24.12.06

Teh Gross: Pork farms

Um, let's see. There's this article that I recently read in Rolling Stone about American swine farms. Here's an excerpt:

Taken together, the immobility, poisonous air and terror of confinement badly damage the pigs' immune systems. They become susceptible to infection, and in such dense quarters microbes or parasites or fungi, once established in one pig, will rush spritelike through the whole population. Accordingly, factory pigs are infused with a huge range of antibiotics and vaccines, and are doused with insecticides. Without these compounds -- oxytetracycline, draxxin, ceftiofur, tiamulin -- diseases would likely kill them. Thus factory-farm pigs remain in a state of dying until they're slaughtered. When a pig nearly ready to be slaughtered grows ill, workers sometimes shoot it up with as many drugs as necessary to get it to the slaughterhouse under its own power. As long as the pig remains ambulatory, it can be legally killed and sold as meat.
Yeah. Totally gross.

Of the four antibiotics mentioned in the article, only oxytetracycline is used in human medicine to prevent/treat bacterial infections. This drug is produced by a soil bacterium (Streptomyces rimosus) and was first isolated in 1953. Tetracyclines are broad-spectrum (work against a wide variety of bacteria) and do their thing (inhibiting the growth of bacteria) by reversibly binding to ribosomes (protein manufacturing centres found within cells) and inhibiting the production of bacterial proteins. Oxytetracycline is particularly awesome because it is used to treat bacterial infections affecting honey bee larvae.

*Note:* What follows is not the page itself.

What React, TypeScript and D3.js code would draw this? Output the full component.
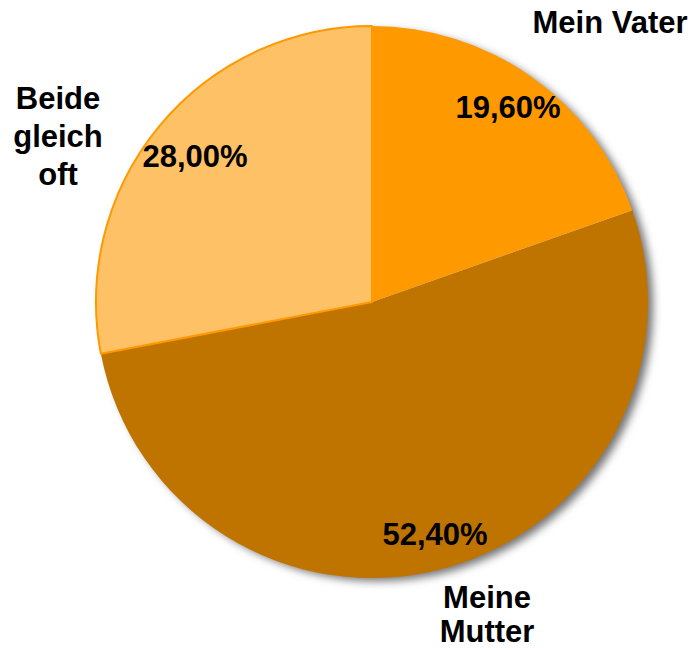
import React, { useRef, useEffect } from 'react';
import * as d3 from 'd3';

// Anteile (Prozent), im Uhrzeigersinn ab 12 Uhr
const CATEGORIES = ['Mein Vater', 'Meine Mutter', 'Beide gleich oft'];
const VALUES = [19.6, 52.4, 28.0];
const VALUE_LABELS = ['19,60%', '52,40%', '28,00%'];
const CATEGORY_LINES = [['Mein Vater'], ['Meine', 'Mutter'], ['Beide', 'gleich', 'oft']];
const COLORS = ['#FF9900', '#C07400', '#FFC166'];

const WIDTH = 694;
const HEIGHT = 650;

export default function App() {
  const ref = useRef<SVGSVGElement>(null);

  useEffect(() => {
    const svg = d3.select(ref.current);
    svg.selectAll('*').remove();

    const cx = 372;
    const cy = 302;
    const radius = 276;

    const defs = svg.append('defs');
    const filter = defs.append('filter')
      .attr('id', 'pieShadow')
      .attr('x', '-10%').attr('y', '-10%')
      .attr('width', '130%').attr('height', '130%');
    filter.append('feDropShadow')
      .attr('dx', 6).attr('dy', 4)
      .attr('stdDeviation', 4)
      .attr('flood-color', '#000')
      .attr('flood-opacity', 0.55);

    const g = svg.append('g')
      .attr('transform', `translate(${cx}, ${cy})`);

    const pie = d3.pie<number>().sort(null).value(d => d);
    const arcs = pie(VALUES);
    const arc = d3.arc<d3.PieArcDatum<number>>().innerRadius(0).outerRadius(radius);

    // Schatten unter der ganzen Torte
    g.append('circle')
      .attr('r', radius - 1)
      .attr('fill', '#fff')
      .attr('filter', 'url(#pieShadow)');

    // Segmente
    g.selectAll('path.slice')
      .data(arcs)
      .enter()
      .append('path')
      .attr('class', 'slice')
      .attr('d', arc)
      .attr('fill', (d, i) => COLORS[i])
      .attr('stroke', (d, i) => i === 2 ? '#FF9900' : 'none')
      .attr('stroke-width', 2)
      .attr('stroke-linejoin', 'round');

    const font = '"Liberation Sans", Arial, sans-serif';

    // Prozentwerte
    const valuePos: [number, number][] = [[508, 118], [435, 545], [195, 167]];
    VALUE_LABELS.forEach((label, i) => {
      svg.append('text')
        .attr('x', valuePos[i][0])
        .attr('y', valuePos[i][1])
        .attr('text-anchor', 'middle')
        .attr('font-family', font)
        .attr('font-weight', 'bold')
        .attr('font-size', 31)
        .attr('fill', '#000')
        .text(label);
    });

    // Kategorienamen
    const catPos: { x: number; ys: number[] }[] = [
      { x: 610, ys: [33] },
      { x: 487, ys: [608, 642] },
      { x: 58, ys: [109, 147, 185] },
    ];
    CATEGORY_LINES.forEach((lines, i) => {
      lines.forEach((line, j) => {
        svg.append('text')
          .attr('x', catPos[i].x)
          .attr('y', catPos[i].ys[j])
          .attr('text-anchor', 'middle')
          .attr('font-family', font)
          .attr('font-weight', 'bold')
          .attr('font-size', 31)
          .attr('fill', '#000')
          .text(line);
      });
    });
  }, []);

  return (
    <svg
      ref={ref}
      width={WIDTH}
      height={HEIGHT}
      aria-label={CATEGORIES.join(', ')}
      style={{ position: 'absolute', left: 0, top: 0 }}
    />
  );
}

Draxxin is actually a trade name for a drug called tulathromycin, which belongs to a new subclass of macrolide antibiotics (the best known drug of this class is erythromycin, mechanism of action is inhibition of protein synthesis) and is used primarily to prevent/treat SRD and BRD (swine/bovine respiratory disease, a broad term encompassing fun things like pneumonia). Apparently an entire treatment course can be administered by a single subcutaneous (under the skin) injection.

Ceftiofur is a broad-spectrum cephalosporin, meaning that it acts in a similar manner as penicillin, inhibiting the construction of an important component of the cell walls of bacteria called peptidoglycan. Ceftiofur, like tulathromycin, is administered solely by injection (intramuscular, or into a large muscle, in this case) and is mostly used to treat respiratory disease in cows and pigs.

Tiamulin is a broad-spectrum pleuromutilin that is is injectible (intramuscular), slows bacterial growth by inhibiting protein synthesis, and is particularly good at inhibiting the growth of bacteria belonging to the genera Brachyspira and Mycoplasma. Mycoplasma are nifty because they don't have a cell wall, a thing most other bacteria are in possession of.

A trend worth noting: most (and possibly all) of these antibiotics are broad-spectrum and administered by injection. Which makes sense, since you want to be able to prevent/treat as many types of bacterial infections as possible and have a relatively convenient method of doing so. The problem with this approach is that it selects for the survival of numerous strains of bacteria that are resistant to the drugs being used. Ick.

http://en.wikipedia.org/wiki/Oxytetracycline

2 chemically inspired comments:

Anonymous said...

Any idea how to avoid the sick pig meat?

not eat pork?
or...what. Would there really be any antibiotics in the actual meat?

this was written by: Sister who is 3 years younger than you :D

CND said...

Hey sis. Well, you could eat organic pork. Or just stop eating it altogether, although I'm sure there are lots of fun things in other non-organic meats. As far as there still being antibiotics in the actual meat, I suppose there could be, but I'm guessing that they would be broken down when the meat was cooked.